The rules can be so nonsensical as to drive the customer round the bend, although, when you study the small print, you’ll find that consequence is not covered by your policy. These unanticipated inflexibilities are not accidental. They are designed to boost insurers’ profits. A survey of civil and commercial organisations by the Alliance for Insurance Reform found most respondents were paying higher premiums for reduced cover due to inbuilt exclusions and increased excess-payment rates.
Mortgage-holders comprise another captive market as lending institutions oblige their customers to take out life policies to secure their borrowings. Then they must insure their homes.
As Ireland’s climate deteriorates, residents in areas prone to flooding are being denied insurance for their homes. Risk is the raison d’être of the insurance business. Citing it as a reason to refuse cover seems as logical as the – probably apocryphal – county council that built a windowless house for a blind man on the premise that he could not see the view.
Even if you reside atop a hill in a state of perpetual weather clemency, you may struggle to find home cover if you are silly enough to live in a house with a roof that is more than 30 per cent flat. Horror stories about flat roofed houses being flooded are so last century. Modern materials and construction regulations have ameliorated much of that risk. Insurers’ intransigence in either refusing cover or adding loadings to the premium, limit architectural variety in a landscape long blighted by bungalow bliss. It also militates against the green dream of sedum roofs that benefit biodiversity and reduce CO2 emissions.
Insurance provision – or the lack of it – frequently surfaces in public debate as an obstruction to the smooth-running of this country. Whether it is crèches closing down in recent years because of rising premiums or certain facilities being removed from civic spaces because of public liability or homes and shops being denied cover against flooding, it crops up time and again.
The situation is not helped by Ireland’s litigiousness and its astronomical legal fees that even judges have criticised, having risen through the Law Library system themselves.
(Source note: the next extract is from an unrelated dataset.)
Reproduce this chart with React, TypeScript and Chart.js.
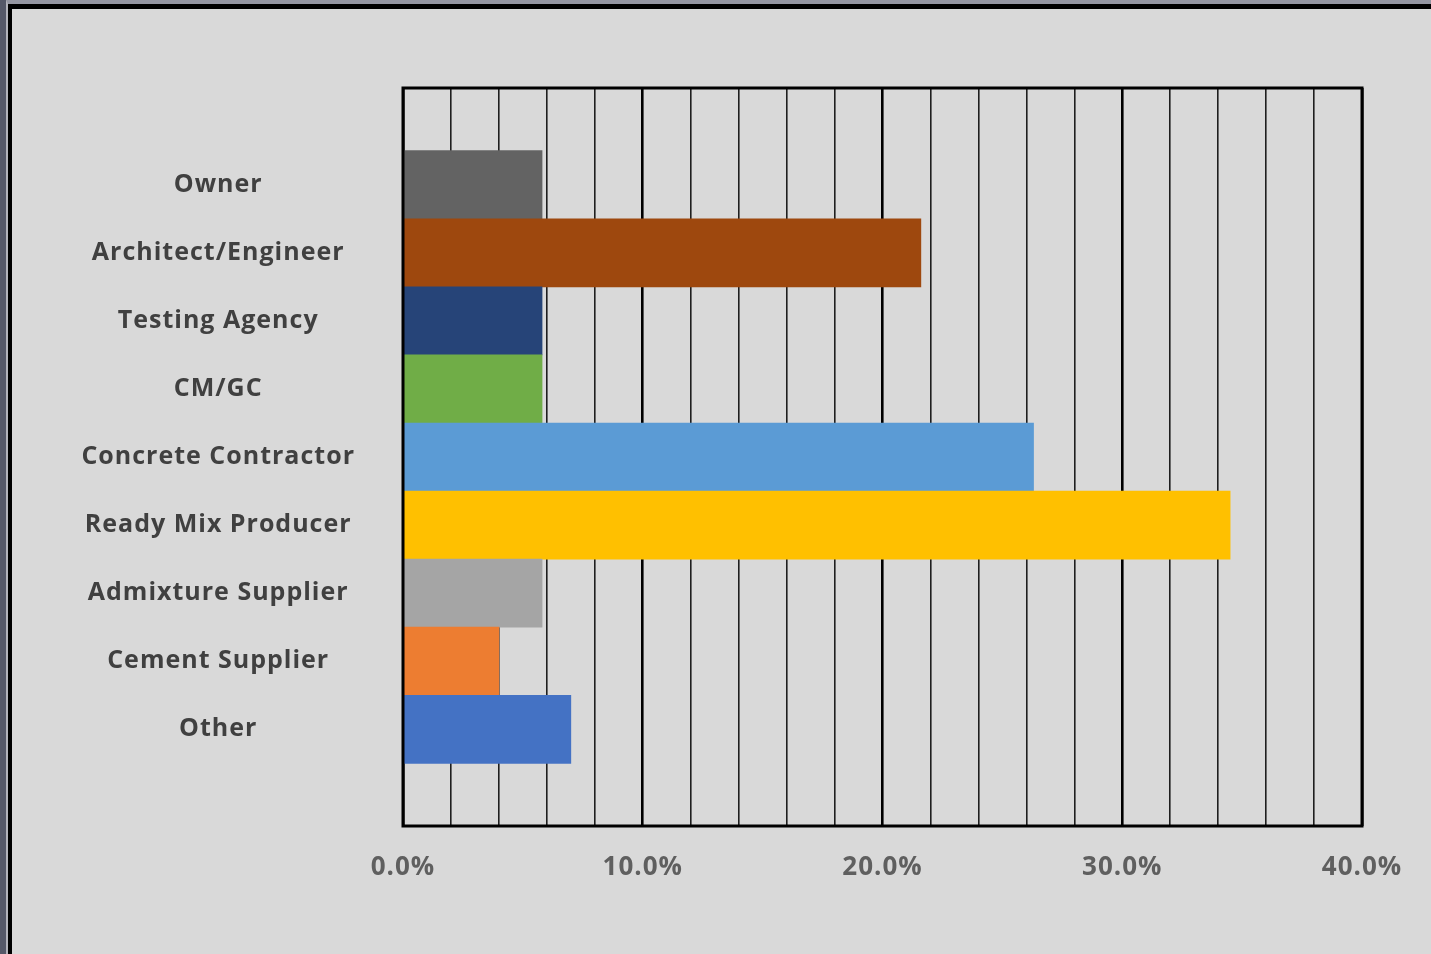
import React, { useEffect, useRef } from "react";
import { Chart, registerables } from "chart.js";

Chart.register(...registerables);

const categories = [
  "Owner",
  "Architect/Engineer",
  "Testing Agency",
  "CM/GC",
  "Concrete Contractor",
  "Ready Mix Producer",
  "Admixture Supplier",
  "Cement Supplier",
  "Other",
];
const values = [5.8, 21.6, 5.8, 5.8, 26.3, 34.5, 5.8, 4.0, 7.0];
const barColors = [
  "#636363",
  "#9E480E",
  "#264478",
  "#70AD47",
  "#5B9BD5",
  "#FFC000",
  "#A5A5A5",
  "#ED7D31",
  "#4472C4",
];
const xMin = 0;
const xMax = 40;
const gridStep = 2;
const labelStep = 10;

const CANVAS_W = 1419;
const CANVAS_H = 945;
const PLOT_LEFT = 391;
const PLOT_TOP = 79;
const PLOT_RIGHT = 1350;
const PLOT_BOTTOM = 817;
const CAT_PAD = 0.92;

const framePlugin = {
  id: "frameAndSpacing",
  beforeUpdate(chart: any) {
    chart.ctx.letterSpacing = "1px";
  },
  beforeDraw(chart: any) {
    chart.ctx.letterSpacing = "1px";
  },
  afterDatasetsDraw(chart: any) {
    const { ctx, chartArea } = chart;
    ctx.save();
    ctx.strokeStyle = "#000";
    ctx.lineWidth = 3;
    ctx.strokeRect(
      chartArea.left,
      chartArea.top,
      chartArea.right - chartArea.left,
      chartArea.bottom - chartArea.top
    );
    ctx.restore();
  },
};

function BarChart() {
  const ref = useRef<HTMLCanvasElement | null>(null);
  useEffect(() => {
    if (!ref.current) return;
    const chart = new Chart(ref.current, {
      type: "bar",
      data: {
        labels: categories,
        datasets: [
          {
            data: values,
            backgroundColor: barColors,
            borderWidth: 0,
            categoryPercentage: 1,
            barPercentage: 1,
          },
        ],
      },
      options: {
        indexAxis: "y",
        animation: false,
        responsive: false,
        layout: {
          padding: { left: 0, top: PLOT_TOP, right: CANVAS_W - PLOT_RIGHT, bottom: 0 },
        },
        plugins: {
          legend: { display: false },
          tooltip: { enabled: false },
        },
        scales: {
          x: {
            type: "linear",
            min: xMin,
            max: xMax,
            border: { display: false },
            grid: {
              drawTicks: false,
              color: (c: any) =>
                c.tick && c.tick.value % labelStep === 0 ? "#000000" : "#1e1e1e",
              lineWidth: (c: any) =>
                c.tick && c.tick.value % labelStep === 0 ? 2.6 : 1.6,
            },
            ticks: {
              stepSize: gridStep,
              autoSkip: false,
              maxRotation: 0,
              padding: 26,
              color: "#5f5f5f",
              font: { family: "'Open Sans', sans-serif", size: 26, weight: "bold" },
              callback: (v: any) =>
                Number(v) % labelStep === 0 ? Number(v).toFixed(1) + "%" : "",
            },
            afterFit: (scale: any) => {
              scale.height = CANVAS_H - PLOT_BOTTOM;
            },
          },
          y: {
            type: "category",
            offset: true,
            border: { display: false },
            grid: { display: false, drawTicks: false },
            ticks: {
              crossAlign: "center",
              padding: 48,
              color: "#404040",
              font: { family: "'Open Sans', sans-serif", size: 25, weight: "bold" },
            },
            afterBuildTicks: (scale: any) => {
              scale._startValue = -0.5 - CAT_PAD;
              scale._valueRange = categories.length + 2 * CAT_PAD;
            },
            afterFit: (scale: any) => {
              scale.width = PLOT_LEFT;
            },
          },
        },
      } as any,
      plugins: [framePlugin],
    });
    return () => chart.destroy();
  }, []);
  return <canvas ref={ref} width={CANVAS_W} height={CANVAS_H} style={{ display: "block" }} />;
}

export default function App() {
  return (
    <div
      style={{
        position: "fixed",
        left: 0,
        top: 0,
        width: 1431,
        height: 954,
        background: "#555868",
        overflow: "hidden",
      }}
    >
      <div
        style={{
          position: "absolute",
          left: 6,
          top: 0,
          right: 0,
          bottom: 0,
          borderTop: "4px solid #9596a2",
          borderLeft: "2px solid #b3b3bb",
        }}
      >
        <div
          style={{
            position: "absolute",
            left: 0,
            top: 0,
            right: 0,
            bottom: 0,
            borderTop: "5px solid #000",
            borderLeft: "4px solid #000",
            background: "#d9d9d9",
          }}
        >
          <BarChart />
        </div>
      </div>
    </div>
  );
}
If insurers’ lobbyists are not complaining about legal costs, they are blaming vehicle repair costs.
It is five years since the Judicial Council adopted detailed guidelines for personal injury awards, precipitating substantial reductions in the numbers and the value of claims. Yet, insurance prices keep spiralling. The Dáil was told last year that motor insurance prices had risen by 11.2 per cent in the preceding 12 months, more than four times the inflation rate.
“Insurance companies in this State are making profits far in excess of industry norms at the expense of workers, families, businesses and community groups,” Sinn Féin’s finance spokesman Pearse Doherty said in the Dáil last September.
The Government published its action plan for insurance reform last July. Among its stated aims are to provide transparency, affordability and climate protection. Since January 1st this year, the insurance compensation fund levy has been halved to 1 per cent, a move the Government promised would “lead to saving of approximately €57 million for policy holders on renewal”.
My renewal notice arrived this month. The price is up another €56.46. Same insurance company, same no claims status, same zero penalty points and same mind-boggling complexity of terms and exclusions. Just another year.